- [What is expected]
Print exactly the lines from the first one down to the line containing "const toPoints = (vals)", both ends included, with no pictures and nothing else.
[START]
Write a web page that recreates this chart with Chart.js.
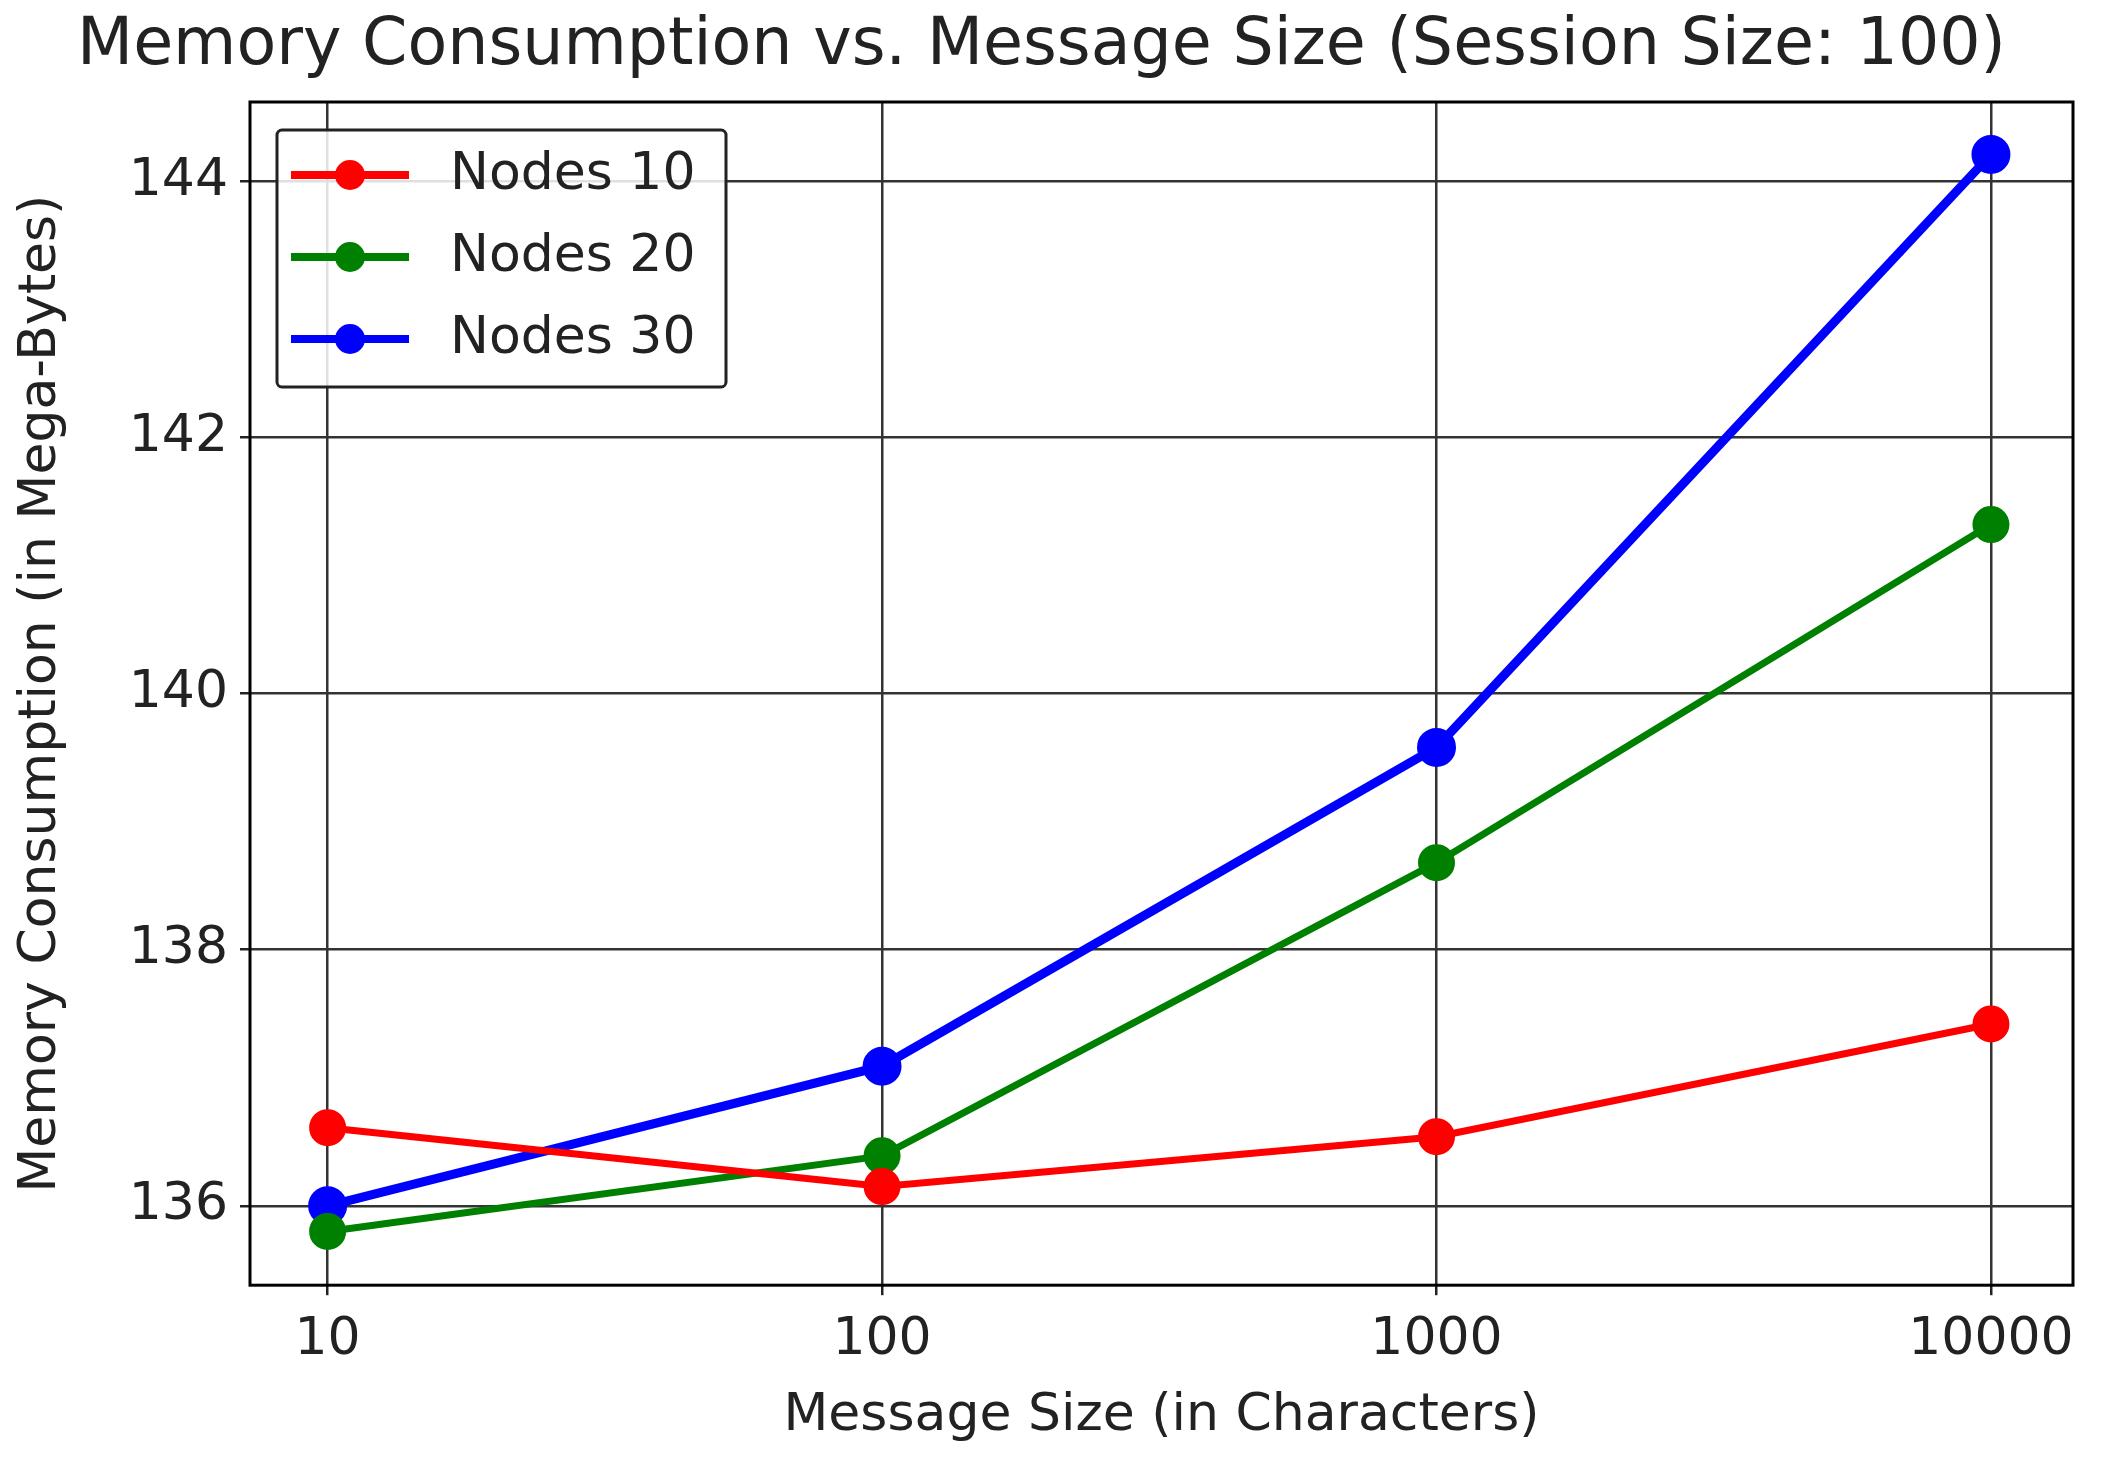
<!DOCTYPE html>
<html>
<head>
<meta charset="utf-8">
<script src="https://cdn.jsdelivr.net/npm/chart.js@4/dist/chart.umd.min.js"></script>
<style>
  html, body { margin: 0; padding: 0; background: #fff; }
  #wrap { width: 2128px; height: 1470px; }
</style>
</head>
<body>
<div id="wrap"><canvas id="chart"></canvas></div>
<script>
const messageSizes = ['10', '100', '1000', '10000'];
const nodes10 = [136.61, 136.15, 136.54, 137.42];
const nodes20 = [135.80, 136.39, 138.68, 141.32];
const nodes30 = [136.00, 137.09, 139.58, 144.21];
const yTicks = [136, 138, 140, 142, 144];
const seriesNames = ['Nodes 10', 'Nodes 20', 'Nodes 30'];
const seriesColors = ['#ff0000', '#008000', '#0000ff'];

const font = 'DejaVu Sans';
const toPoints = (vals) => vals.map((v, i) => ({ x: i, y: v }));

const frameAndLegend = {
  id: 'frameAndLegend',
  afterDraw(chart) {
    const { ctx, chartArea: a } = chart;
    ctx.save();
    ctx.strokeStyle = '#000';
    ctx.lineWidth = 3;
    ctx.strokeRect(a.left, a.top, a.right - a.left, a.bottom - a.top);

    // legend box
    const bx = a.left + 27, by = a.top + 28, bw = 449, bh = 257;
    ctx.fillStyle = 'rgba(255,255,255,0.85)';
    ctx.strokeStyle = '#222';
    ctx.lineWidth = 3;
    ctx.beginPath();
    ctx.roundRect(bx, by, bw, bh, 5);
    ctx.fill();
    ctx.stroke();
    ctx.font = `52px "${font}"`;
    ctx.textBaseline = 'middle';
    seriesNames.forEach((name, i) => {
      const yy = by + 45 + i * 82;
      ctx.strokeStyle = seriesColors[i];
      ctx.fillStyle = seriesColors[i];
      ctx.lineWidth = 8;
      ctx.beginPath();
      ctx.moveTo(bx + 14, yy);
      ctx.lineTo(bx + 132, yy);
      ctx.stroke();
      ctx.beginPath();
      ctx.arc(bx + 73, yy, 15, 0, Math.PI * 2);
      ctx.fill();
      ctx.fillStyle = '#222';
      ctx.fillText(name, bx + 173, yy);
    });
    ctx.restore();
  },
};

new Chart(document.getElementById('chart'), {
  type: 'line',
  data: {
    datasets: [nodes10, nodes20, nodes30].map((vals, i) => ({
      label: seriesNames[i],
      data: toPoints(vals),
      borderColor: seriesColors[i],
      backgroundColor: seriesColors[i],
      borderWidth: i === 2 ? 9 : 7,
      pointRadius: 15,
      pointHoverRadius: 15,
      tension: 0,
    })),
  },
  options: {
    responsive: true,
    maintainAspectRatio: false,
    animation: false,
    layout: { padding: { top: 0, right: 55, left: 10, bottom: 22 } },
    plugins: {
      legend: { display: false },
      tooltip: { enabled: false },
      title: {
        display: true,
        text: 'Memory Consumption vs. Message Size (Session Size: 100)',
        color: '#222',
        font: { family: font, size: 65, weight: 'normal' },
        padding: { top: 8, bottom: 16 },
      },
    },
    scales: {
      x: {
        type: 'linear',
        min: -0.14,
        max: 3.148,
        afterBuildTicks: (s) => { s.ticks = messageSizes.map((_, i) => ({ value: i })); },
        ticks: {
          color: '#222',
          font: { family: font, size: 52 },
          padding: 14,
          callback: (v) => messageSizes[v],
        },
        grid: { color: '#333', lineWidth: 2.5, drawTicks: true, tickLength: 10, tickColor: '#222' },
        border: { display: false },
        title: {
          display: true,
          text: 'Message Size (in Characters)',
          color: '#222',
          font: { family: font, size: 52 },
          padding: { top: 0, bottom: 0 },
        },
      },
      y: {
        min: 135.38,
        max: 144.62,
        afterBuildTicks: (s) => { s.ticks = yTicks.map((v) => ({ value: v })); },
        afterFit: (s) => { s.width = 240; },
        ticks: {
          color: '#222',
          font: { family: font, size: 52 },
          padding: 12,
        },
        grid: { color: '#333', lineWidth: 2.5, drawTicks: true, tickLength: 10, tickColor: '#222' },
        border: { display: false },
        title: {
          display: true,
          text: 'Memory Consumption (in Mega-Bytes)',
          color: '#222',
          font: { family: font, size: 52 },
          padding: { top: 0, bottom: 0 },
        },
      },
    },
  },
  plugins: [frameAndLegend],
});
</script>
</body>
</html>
[END]
- [Response to the task]
Write a web page that recreates this chart with Chart.js.
<!DOCTYPE html>
<html>
<head>
<meta charset="utf-8">
<script src="https://cdn.jsdelivr.net/npm/chart.js@4/dist/chart.umd.min.js"></script>
<style>
  html, body { margin: 0; padding: 0; background: #fff; }
  #wrap { width: 2128px; height: 1470px; }
</style>
</head>
<body>
<div id="wrap"><canvas id="chart"></canvas></div>
<script>
const messageSizes = ['10', '100', '1000', '10000'];
const nodes10 = [136.61, 136.15, 136.54, 137.42];
const nodes20 = [135.80, 136.39, 138.68, 141.32];
const nodes30 = [136.00, 137.09, 139.58, 144.21];
const yTicks = [136, 138, 140, 142, 144];
const seriesNames = ['Nodes 10', 'Nodes 20', 'Nodes 30'];
const seriesColors = ['#ff0000', '#008000', '#0000ff'];

const font = 'DejaVu Sans';
const toPoints = (vals) => vals.map((v, i) => ({ x: i, y: v }));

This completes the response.